Larry Brooks of the New York Post just put out an article about tensions between the Kings players and Sutter during the Kings’ recent road trip. The relevant part:

Slap Shots has been told by two sources that the Kings locked the door to their locker room following a defeat on the road within the last two weeks so that Sutter could not get in and deliver what the players apparently expected to be another in a series of lectures/tirades.

As the tale was told, after Sutter finally tracked down an arena operative to unlock the door, he was greeted by three heavy waste receptacles lined up as barricade to what had become an empty room.

Now, to cavalierly assume a causal connection between this tension and LA’s failure to make the playoffs–as Brooks goes on to do–is stupid. The Kings posted excellent underlying numbers all year long and missed the playoffs primarily because of bad luck, especially in the shootout and overtime–see this piece for more on that. So unless Kings shooters were deliberately botching their shootout attempts to protest their coach, I think the “Kings-missed-the-playoffs-because-they-hate-Sutter” theory doesn’t hold up. Furthermore, the Kings’ Corsis actually improved significantly as the season went on, which runs counter to the notion that the Kings stopped trying hard for their coach down the stretch (or the theory that physical exhaustion got to them, for that matter).

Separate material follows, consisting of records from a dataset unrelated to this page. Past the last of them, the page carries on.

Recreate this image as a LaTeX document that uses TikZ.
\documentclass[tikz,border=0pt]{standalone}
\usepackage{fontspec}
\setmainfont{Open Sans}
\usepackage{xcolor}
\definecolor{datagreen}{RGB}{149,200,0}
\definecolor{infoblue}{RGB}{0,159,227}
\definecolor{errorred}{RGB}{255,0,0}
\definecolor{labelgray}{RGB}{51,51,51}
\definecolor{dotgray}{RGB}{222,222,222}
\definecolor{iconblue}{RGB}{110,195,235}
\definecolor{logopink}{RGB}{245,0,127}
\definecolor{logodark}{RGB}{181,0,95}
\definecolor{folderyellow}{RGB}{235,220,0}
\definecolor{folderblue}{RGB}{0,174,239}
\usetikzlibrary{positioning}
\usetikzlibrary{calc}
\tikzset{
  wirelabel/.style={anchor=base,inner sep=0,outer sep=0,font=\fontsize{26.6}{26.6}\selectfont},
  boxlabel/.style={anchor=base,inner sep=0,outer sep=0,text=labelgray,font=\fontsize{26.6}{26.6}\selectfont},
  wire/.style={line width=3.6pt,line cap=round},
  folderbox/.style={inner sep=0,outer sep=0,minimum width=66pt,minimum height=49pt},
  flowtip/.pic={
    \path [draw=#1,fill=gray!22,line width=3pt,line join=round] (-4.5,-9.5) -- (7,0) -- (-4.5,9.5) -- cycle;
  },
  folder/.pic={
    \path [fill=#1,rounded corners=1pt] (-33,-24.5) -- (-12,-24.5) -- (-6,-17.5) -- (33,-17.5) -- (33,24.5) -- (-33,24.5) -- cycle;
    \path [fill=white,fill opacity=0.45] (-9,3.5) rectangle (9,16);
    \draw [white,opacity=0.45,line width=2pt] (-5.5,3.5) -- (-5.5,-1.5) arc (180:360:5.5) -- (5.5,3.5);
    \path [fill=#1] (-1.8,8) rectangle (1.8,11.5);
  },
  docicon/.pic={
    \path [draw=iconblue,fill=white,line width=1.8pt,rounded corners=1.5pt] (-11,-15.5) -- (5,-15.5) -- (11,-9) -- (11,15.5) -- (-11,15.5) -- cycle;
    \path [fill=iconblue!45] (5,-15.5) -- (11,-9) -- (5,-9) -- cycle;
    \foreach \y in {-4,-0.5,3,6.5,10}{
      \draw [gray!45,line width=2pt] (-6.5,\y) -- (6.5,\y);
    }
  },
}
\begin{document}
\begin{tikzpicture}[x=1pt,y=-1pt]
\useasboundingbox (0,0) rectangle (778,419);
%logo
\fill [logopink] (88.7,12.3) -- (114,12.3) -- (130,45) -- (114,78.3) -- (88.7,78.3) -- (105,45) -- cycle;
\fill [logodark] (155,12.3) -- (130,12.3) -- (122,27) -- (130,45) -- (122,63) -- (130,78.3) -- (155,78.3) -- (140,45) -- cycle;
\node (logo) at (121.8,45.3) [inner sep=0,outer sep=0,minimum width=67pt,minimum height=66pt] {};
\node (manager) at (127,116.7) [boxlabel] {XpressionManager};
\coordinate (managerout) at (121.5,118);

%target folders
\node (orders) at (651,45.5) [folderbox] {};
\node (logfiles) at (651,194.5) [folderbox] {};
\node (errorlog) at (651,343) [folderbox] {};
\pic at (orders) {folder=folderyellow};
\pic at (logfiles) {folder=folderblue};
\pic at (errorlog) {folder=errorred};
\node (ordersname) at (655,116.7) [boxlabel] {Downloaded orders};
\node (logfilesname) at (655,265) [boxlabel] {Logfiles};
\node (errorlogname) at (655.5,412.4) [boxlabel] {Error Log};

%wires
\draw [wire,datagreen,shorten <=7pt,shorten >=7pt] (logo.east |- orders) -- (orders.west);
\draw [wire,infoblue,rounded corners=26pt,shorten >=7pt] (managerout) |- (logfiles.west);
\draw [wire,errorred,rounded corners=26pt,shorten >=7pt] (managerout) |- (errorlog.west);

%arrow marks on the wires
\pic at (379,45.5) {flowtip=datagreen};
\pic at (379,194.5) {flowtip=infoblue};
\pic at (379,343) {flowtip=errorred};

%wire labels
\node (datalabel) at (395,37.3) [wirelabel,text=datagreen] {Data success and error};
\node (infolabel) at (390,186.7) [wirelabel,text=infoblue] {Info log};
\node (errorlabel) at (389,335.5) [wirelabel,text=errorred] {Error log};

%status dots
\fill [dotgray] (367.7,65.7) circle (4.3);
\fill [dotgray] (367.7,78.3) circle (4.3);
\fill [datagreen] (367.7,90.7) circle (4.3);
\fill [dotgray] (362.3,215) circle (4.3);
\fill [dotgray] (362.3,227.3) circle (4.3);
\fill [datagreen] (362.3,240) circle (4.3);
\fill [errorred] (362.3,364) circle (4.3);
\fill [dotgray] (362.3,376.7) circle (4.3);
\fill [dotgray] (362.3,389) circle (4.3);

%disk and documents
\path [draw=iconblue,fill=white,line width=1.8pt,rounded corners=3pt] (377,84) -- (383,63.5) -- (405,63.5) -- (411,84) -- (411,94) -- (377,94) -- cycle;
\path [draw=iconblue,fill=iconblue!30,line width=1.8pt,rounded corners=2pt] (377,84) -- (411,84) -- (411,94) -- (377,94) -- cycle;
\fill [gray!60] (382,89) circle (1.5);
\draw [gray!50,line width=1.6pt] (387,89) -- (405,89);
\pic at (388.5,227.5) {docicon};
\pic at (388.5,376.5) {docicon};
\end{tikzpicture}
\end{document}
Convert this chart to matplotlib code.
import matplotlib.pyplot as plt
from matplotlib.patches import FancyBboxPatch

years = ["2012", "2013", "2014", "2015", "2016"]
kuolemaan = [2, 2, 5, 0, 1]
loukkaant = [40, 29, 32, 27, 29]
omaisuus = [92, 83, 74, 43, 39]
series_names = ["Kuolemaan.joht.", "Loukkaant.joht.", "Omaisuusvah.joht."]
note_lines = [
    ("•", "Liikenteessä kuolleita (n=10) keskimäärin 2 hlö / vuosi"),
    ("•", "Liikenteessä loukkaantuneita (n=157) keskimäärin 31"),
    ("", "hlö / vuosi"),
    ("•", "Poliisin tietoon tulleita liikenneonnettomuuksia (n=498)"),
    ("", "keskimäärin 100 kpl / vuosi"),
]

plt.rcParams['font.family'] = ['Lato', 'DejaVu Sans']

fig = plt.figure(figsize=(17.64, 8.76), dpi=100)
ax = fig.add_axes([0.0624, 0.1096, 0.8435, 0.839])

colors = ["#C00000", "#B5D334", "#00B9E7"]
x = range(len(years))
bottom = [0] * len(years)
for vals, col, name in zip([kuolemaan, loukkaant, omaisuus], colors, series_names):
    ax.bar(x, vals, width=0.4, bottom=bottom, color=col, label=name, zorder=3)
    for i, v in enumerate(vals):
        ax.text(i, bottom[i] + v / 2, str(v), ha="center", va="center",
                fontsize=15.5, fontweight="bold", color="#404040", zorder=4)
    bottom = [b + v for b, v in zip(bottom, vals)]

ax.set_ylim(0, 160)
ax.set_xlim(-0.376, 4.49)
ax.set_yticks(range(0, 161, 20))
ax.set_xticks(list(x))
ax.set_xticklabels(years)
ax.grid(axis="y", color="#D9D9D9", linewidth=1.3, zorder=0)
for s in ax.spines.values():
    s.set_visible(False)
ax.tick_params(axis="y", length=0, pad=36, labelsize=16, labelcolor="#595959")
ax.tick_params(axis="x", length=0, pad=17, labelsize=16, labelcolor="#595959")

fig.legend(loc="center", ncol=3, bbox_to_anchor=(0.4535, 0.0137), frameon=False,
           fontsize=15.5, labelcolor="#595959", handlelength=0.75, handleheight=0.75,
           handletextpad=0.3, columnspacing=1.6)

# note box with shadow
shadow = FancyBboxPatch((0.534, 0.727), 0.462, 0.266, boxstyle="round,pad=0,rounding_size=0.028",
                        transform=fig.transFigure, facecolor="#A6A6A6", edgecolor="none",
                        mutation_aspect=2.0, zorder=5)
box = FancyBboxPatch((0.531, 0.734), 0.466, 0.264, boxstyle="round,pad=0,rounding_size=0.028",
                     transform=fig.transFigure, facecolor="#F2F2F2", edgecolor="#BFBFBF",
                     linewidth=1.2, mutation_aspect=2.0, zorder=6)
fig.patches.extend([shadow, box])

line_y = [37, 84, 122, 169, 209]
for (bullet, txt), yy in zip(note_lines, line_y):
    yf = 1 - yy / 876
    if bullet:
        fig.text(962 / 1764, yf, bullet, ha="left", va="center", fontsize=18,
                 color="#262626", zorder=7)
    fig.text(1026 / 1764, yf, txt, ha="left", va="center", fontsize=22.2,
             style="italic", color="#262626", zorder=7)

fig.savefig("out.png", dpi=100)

You can make of this report whatever you want. A lot of details are missing and we have no idea which players felt this way, or for how long, nor do we know how this situation ultimately resolved (maybe the players and Sutter discussed it the next day and amicably put it behind them, maybe not, we have no idea). But I will say that I don’t care much, because I think stuff like this is really common in sports. It’s a coaches job to drive his players and to be abrasive and unpleasant in an effort to get more out of them than they’d otherwise give. There is naturally going to be tension. It’s really common for reports of that tension to surface once a prominent team loses, because it makes for a great narrative. But it probably goes on in most locker rooms.

I’ll share a quick story: after the 2012 Baltimore Ravens suffered a particularly lopsided loss, coach John Harbaugh tried to have the team undergo an especially grueling practice in pads the next week. The players simply refused, a situation one of them described as a “near-mutiny.” That same 2012 Ravens team, if you didn’t know, won the Super Bowl a couple months later.

The point is, some amount of friction is just the reality of coach-player interactions, and it usually does not matter much to wins or losses in the end. We don’t have all the details so I can’t be totally sure about that, but this is probably much ado about nothing.

Update: Dennis Bernstein reports that LA players completely reject Brooks’ account. So maybe this is even more of a non-story than I’ve made out.